**MATERIAL PROVIDED:**
■ ■ ■ ■ ■

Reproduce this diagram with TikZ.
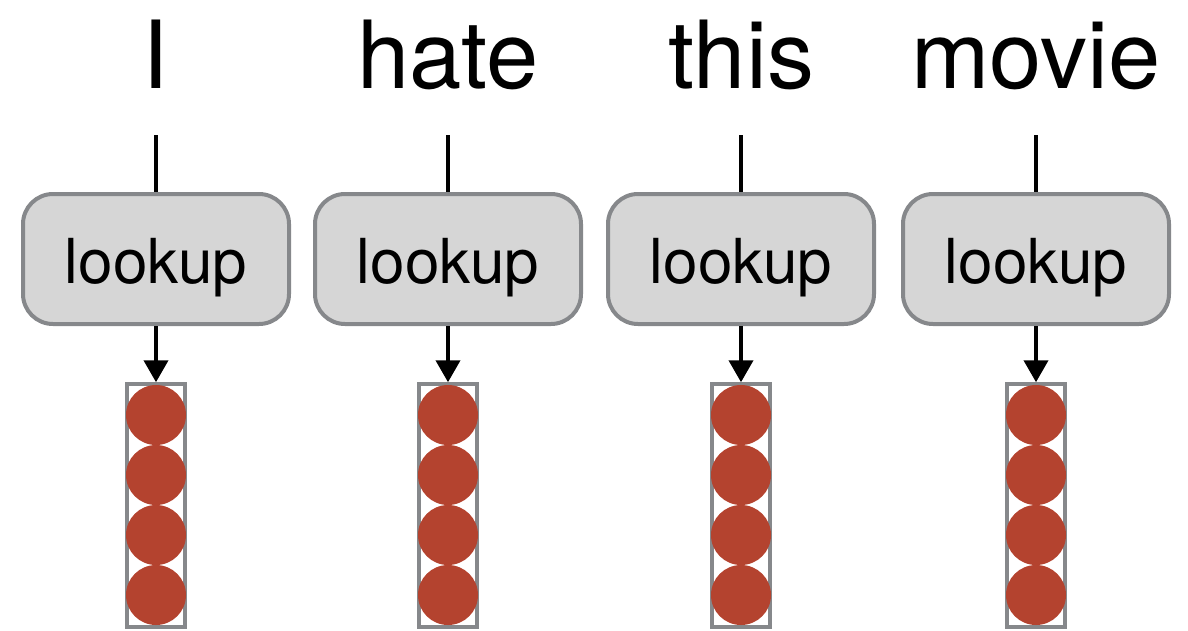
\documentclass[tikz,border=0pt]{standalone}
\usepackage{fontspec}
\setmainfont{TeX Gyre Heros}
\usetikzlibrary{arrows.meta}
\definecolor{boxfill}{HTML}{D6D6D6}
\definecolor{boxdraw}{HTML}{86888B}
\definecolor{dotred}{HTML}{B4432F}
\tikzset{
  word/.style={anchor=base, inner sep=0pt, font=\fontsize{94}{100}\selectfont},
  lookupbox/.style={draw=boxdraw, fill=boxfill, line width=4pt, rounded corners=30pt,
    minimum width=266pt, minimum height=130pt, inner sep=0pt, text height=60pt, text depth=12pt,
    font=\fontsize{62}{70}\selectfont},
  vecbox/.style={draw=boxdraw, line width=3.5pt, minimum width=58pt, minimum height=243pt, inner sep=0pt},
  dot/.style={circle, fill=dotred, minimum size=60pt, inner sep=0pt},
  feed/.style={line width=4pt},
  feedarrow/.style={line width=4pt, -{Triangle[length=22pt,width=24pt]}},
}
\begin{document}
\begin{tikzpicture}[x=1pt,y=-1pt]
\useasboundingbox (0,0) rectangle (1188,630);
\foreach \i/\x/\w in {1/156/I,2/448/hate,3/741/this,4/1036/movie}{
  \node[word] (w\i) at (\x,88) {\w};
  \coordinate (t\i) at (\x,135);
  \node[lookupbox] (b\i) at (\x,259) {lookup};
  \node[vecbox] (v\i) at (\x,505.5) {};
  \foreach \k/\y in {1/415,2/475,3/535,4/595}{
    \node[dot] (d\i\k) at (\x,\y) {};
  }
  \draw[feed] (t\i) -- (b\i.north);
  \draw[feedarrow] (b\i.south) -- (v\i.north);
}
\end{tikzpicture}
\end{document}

■ ■ ■ ■ ■

**DIRECTIVE:** Write out the material above again, word for word, minus its pictures.

**EXERCISE SOLUTION:**
Reproduce this diagram with TikZ.
\documentclass[tikz,border=0pt]{standalone}
\usepackage{fontspec}
\setmainfont{TeX Gyre Heros}
\usetikzlibrary{arrows.meta}
\definecolor{boxfill}{HTML}{D6D6D6}
\definecolor{boxdraw}{HTML}{86888B}
\definecolor{dotred}{HTML}{B4432F}
\tikzset{
  word/.style={anchor=base, inner sep=0pt, font=\fontsize{94}{100}\selectfont},
  lookupbox/.style={draw=boxdraw, fill=boxfill, line width=4pt, rounded corners=30pt,
    minimum width=266pt, minimum height=130pt, inner sep=0pt, text height=60pt, text depth=12pt,
    font=\fontsize{62}{70}\selectfont},
  vecbox/.style={draw=boxdraw, line width=3.5pt, minimum width=58pt, minimum height=243pt, inner sep=0pt},
  dot/.style={circle, fill=dotred, minimum size=60pt, inner sep=0pt},
  feed/.style={line width=4pt},
  feedarrow/.style={line width=4pt, -{Triangle[length=22pt,width=24pt]}},
}
\begin{document}
\begin{tikzpicture}[x=1pt,y=-1pt]
\useasboundingbox (0,0) rectangle (1188,630);
\foreach \i/\x/\w in {1/156/I,2/448/hate,3/741/this,4/1036/movie}{
  \node[word] (w\i) at (\x,88) {\w};
  \coordinate (t\i) at (\x,135);
  \node[lookupbox] (b\i) at (\x,259) {lookup};
  \node[vecbox] (v\i) at (\x,505.5) {};
  \foreach \k/\y in {1/415,2/475,3/535,4/595}{
    \node[dot] (d\i\k) at (\x,\y) {};
  }
  \draw[feed] (t\i) -- (b\i.north);
  \draw[feedarrow] (b\i.south) -- (v\i.north);
}
\end{tikzpicture}
\end{document}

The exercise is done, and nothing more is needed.